Image for article titled Male silence after #MeToo is teaching algorithms what being a man means
Image: Screengrab/Twitter

Perhaps because of the way social feeds work, it can appear that men have kept relatively silent in the conversations that have followed the allegations of decades of sexual harassment and assault by Hollywood executive Harvey Weinstein (a spokeswoman for Weinstein has said he unequivocally denies allegations of nonconsensual sex). It can be scary to think of joining in a conversation that in some way seems to be “not about you,” or when you fear being told what you think and feel is wrong. Some men say they’ve been motivated not to keep quiet and listen by the idea that men dominate conversations in real life (and in pop culture).

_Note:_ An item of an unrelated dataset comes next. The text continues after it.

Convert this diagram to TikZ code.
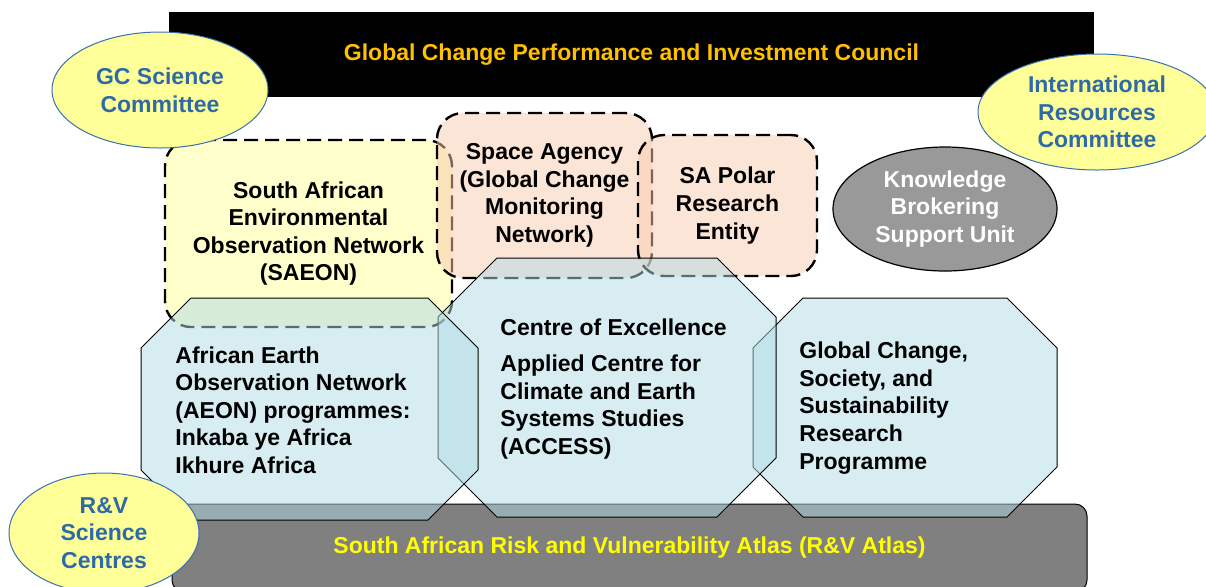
\documentclass[tikz,border=0pt]{standalone}
\usepackage{fontspec}
\setmainfont{Liberation Sans}
\usepackage{tikz}
\usetikzlibrary{shapes.geometric}
\definecolor{Amber}{HTML}{FFC000}
\definecolor{Lemon}{HTML}{FFFF00}
\definecolor{PaleYellow}{HTML}{FFFF99}
\definecolor{Cream}{HTML}{FFFFCC}
\definecolor{Peach}{HTML}{F8CBAD}
\definecolor{Sky}{HTML}{B0DBE5}
\definecolor{Steel}{HTML}{2E6AA6}
\definecolor{EdgeBlue}{HTML}{3A70B0}
\definecolor{MidGray}{HTML}{999999}
\definecolor{DarkGray}{HTML}{808080}

\begin{document}
\begin{tikzpicture}[
  x=0.5pt, y=-0.5pt,
  every node/.style={font=\fontsize{11.5}{13.8}\selectfont\bfseries},
  banner/.style={rectangle, fill=black, minimum width=462.5pt, minimum height=42.5pt, inner sep=0pt, text=Amber},
  bubble/.style={ellipse, draw=EdgeBlue, line width=0.5pt, fill=PaleYellow, text=Steel, align=center, inner sep=0pt},
  unit/.style={ellipse, draw=black, line width=0.6pt, fill=MidGray, text=white, align=center, inner sep=0pt},
  entity/.style={rectangle, rounded corners=13pt, draw=black, line width=1.2pt, dash pattern=on 7pt off 3.5pt, align=center, inner sep=0pt, text opacity=1},
  octbox/.style={draw=black, line width=0.5pt, fill=Sky, fill opacity=0.5},
  atlas/.style={rectangle, rounded corners=6pt, draw=black, line width=0.5pt, fill=DarkGray, minimum width=457.5pt, minimum height=44pt, inner sep=0pt, text=Lemon},
  prog/.style={align=left, anchor=west, inner sep=0pt}
]
\useasboundingbox (0,0) rectangle (1206,586);

\node[banner] (council) at (631.5,54.5) {Global Change Performance and Investment Council};

\node[entity, fill=Cream, minimum width=143.5pt, minimum height=93.5pt] (saeon) at (308.5,233.5) {South African\\Environmental\\Observation Network\\(SAEON)};
\node[entity, fill=Peach, fill opacity=0.5, minimum width=107.5pt, minimum height=82.5pt] (space) at (544.5,195.5) {Space Agency\\(Global Change\\Monitoring\\Network)};
\node[entity, fill=Peach, fill opacity=0.5, minimum width=89.5pt, minimum height=70.5pt] (polar) at (727.5,205.5) {SA Polar\\Research\\Entity};

\node[bubble, minimum width=108pt, minimum height=58pt] (gcsci) at (160,90) {GC Science\\Committee};
\node[bubble, minimum width=119pt, minimum height=58pt] (intres) at (1097,112) {International\\Resources\\Committee};
\node[unit, minimum width=112pt, minimum height=62pt] (kbsu) at (945,209) {Knowledge\\Brokering\\Support Unit};

\node[atlas] (rvatlas) at (629.5,548) {South African Risk and Vulnerability Atlas (R\&V Atlas)};

\draw[octbox] (803,298) -- (1007,298) -- (1057,348) -- (1057,467) -- (1007,517) -- (803,517) -- (753,467) -- (753,348) -- cycle;
\draw[octbox] (497,258) -- (717,258) -- (776,317) -- (776,458) -- (717,517) -- (497,517) -- (438,458) -- (438,317) -- cycle;
\draw[octbox] (191,298) -- (428,298) -- (478,348) -- (478,470) -- (428,520) -- (191,520) -- (141,470) -- (141,348) -- cycle;

\node[bubble, minimum width=95pt, minimum height=60pt] (rvsci) at (104,533) {R\&V\\Science\\Centres};

\node[prog] (aeon) at (175,410) {African Earth\\Observation Network\\(AEON) programmes:\\Inkaba ye Africa\\Ikhure Africa};
\node[prog] (coe) at (500,327) {Centre of Excellence};
\node[prog] (access) at (500,407) {Applied Centre for\\Climate and Earth\\Systems Studies\\(ACCESS)};
\node[prog] (gcsrp) at (799,408) {Global Change,\\Society, and\\Sustainability\\Research\\Programme};
\end{tikzpicture}
\end{document}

But think of the traces those decisions leave—or rather don’t leave. We think of “big data” as something amorphous and separate from humans. But data is formed by millions of our daily interactions. For example, in the future, some algorithms may allow artificial intelligence to group together a bunch of tweets under the label “sexual abuse,” while other algorithms allow it to understand that the Twitter handles attached to these tweets largely includes names considered “female.” What will the machine make of that?

Communication may be still a human endeavor, but we live in a world that is increasingly shaped by machine intelligence, and it’s worth thinking about what machines may learn about humanity by what we say—and the gaps they may fill in by what we don’t.